Mike67cam Mar 9th, 00, 03:37 PM MCPC
I have a pair of the Vette Product fiberglass monoleafs that I just took off of a 67 Camaro RS. I planned on putting them on E-bay but if you are interested, E-mail me.
stevo camaro Mar 9th, 00, 05:46 PM <BLOCKQUOTE>quote:</font><HR>Originally posted by mcpc:
I'm sure this has been done a million times but I've looked through the last 100 days and haven't seen it so here we go again.

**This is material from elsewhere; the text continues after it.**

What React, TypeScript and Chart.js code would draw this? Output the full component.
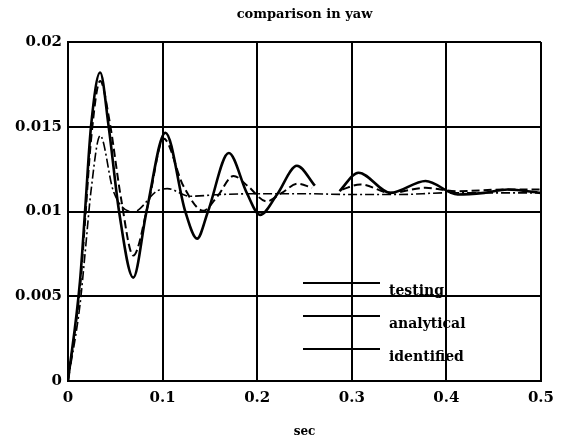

I have a '67 coupe with the monoleaf rear which is now soft and noisy. What's the accepted wisdom on whether to go to multileaf, polyurethane bushings or stick to stock. From the power side I have a 327 which is very healthy and I can provide an awesome display of wheel hop in first or going to into second so I assume more metal in the springs might help.
Can some of you let me know if this is worth it and how much of a pain it is and also who makes the best stuff.<HR></BLOCKQUOTE>
Hello, a problem a pryor owner of my car had was the front spring perch bolts. Apparently a couple of bolts stripped inside or broke off in the body cavity. The only way to remove the bolts was to air chisel holes in floor board under the carpet behind front seat ahead of rear seat to access the nuts that were welded to floor pan inside body cavity. Thank god they were careful with the chisel on the car. Now unfortunatly I have a new problem....my car is a 67 rs that they put multi-leafs on. When I tried to remove the front spring perches to put new springs on the bolts just spun. The welded nuts that didn't break on the other guys broke on me.
I'm still building the courage to break out the air chisel for the swap. Anybody else run across this problem?
cardude Mar 10th, 00, 02:18 AM Steve, STOP!!! DO NOT CHISEL THE FLOOR!!!! This is a big misconception started by many who didn't know what they were doing to begin with. Once the nut breaks, you'll need to cut the head of the bolt off with a die grinder or a small cut off wheel. Once accomplished, the front spring pocket will be easily removed. You then can fish out the remaining bolt/nut remnant with needle nose pliers and a small seal pick. (this can be time consuming) Then at many of the aftermarket companies (such as Ground Up) you can buy new flange nuts & bolts. This is a common occurence, but don't cut the floors!!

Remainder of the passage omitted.